『劇場版シティーハンター 天使の涙』映像化の難点とは? 原作「海原編」との比較

映画における海原編は軽い

 そして、筆者を含む海原編が好きな原作ファンというのは、作品の表面にはなかなか出てこないエンジェル・ダストに関連する暗部を好んでいると言えるだろう。だからこそ、『劇場版シティーハンター 天使の涙』の中の海原編の軽さが気になる。

 例えば、海原神と冴羽獠の関係を手っ取り早く語らせるためにアンジーというゲストキャラクターを登場させているのだが、アンジーの海原に対するダディイシューがメインになっているので、獠をはじめとするキャラクターたちと海原の関係性がぼやけてしまっている。

 また、物語の要であるエンジェル・ダストは、ヘモグロビンに結合して体力を増強するナノマシンという設定で、レッドブルのような気軽さで投与する薬になっている。ADMと言われる強化型はそれなりのクセがあるが、原作のような恐ろしさはない。首を切り落としたりロケットランチャーで木っ端微塵にしたりしなければ止められなかった原作のエンジェル・ダストとは大きく異なる。
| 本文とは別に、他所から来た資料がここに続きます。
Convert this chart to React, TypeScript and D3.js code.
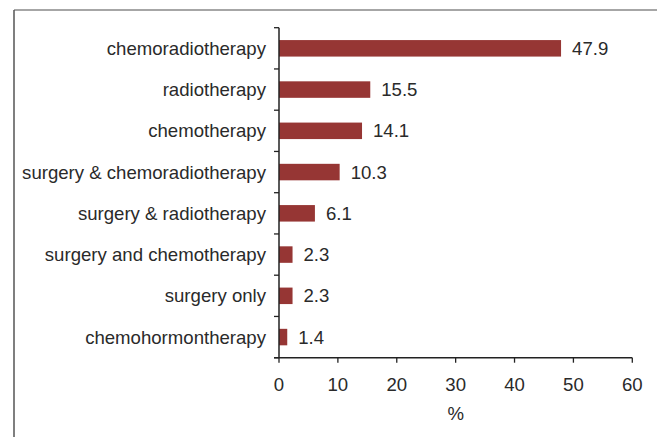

 海原編の要素だけ抽出してコンパクトにまとめ、さらに原作に馴染みのない観客にも理解できるストーリーに仕上げるのは至難の業だっただろうが大味感は否めない。

 とはいえ、それは北条司先生が天才すぎるからというもの。不人気だったハードボイルド時代を伏線へと昇華させ、物語の底を流れる水脈のようにさまざまなエピソードとキャラクターを繋げ、壮大なクライマックスへと誘うなんて並大抵の才能ではない。『劇場版シティーハンター 天使の涙』によって、改めて原作の凄さが浮き彫りになったと思う。そのことに敬意を表しつつ、筆者はムビチケ片手に再び劇場に足を運びたいと思う。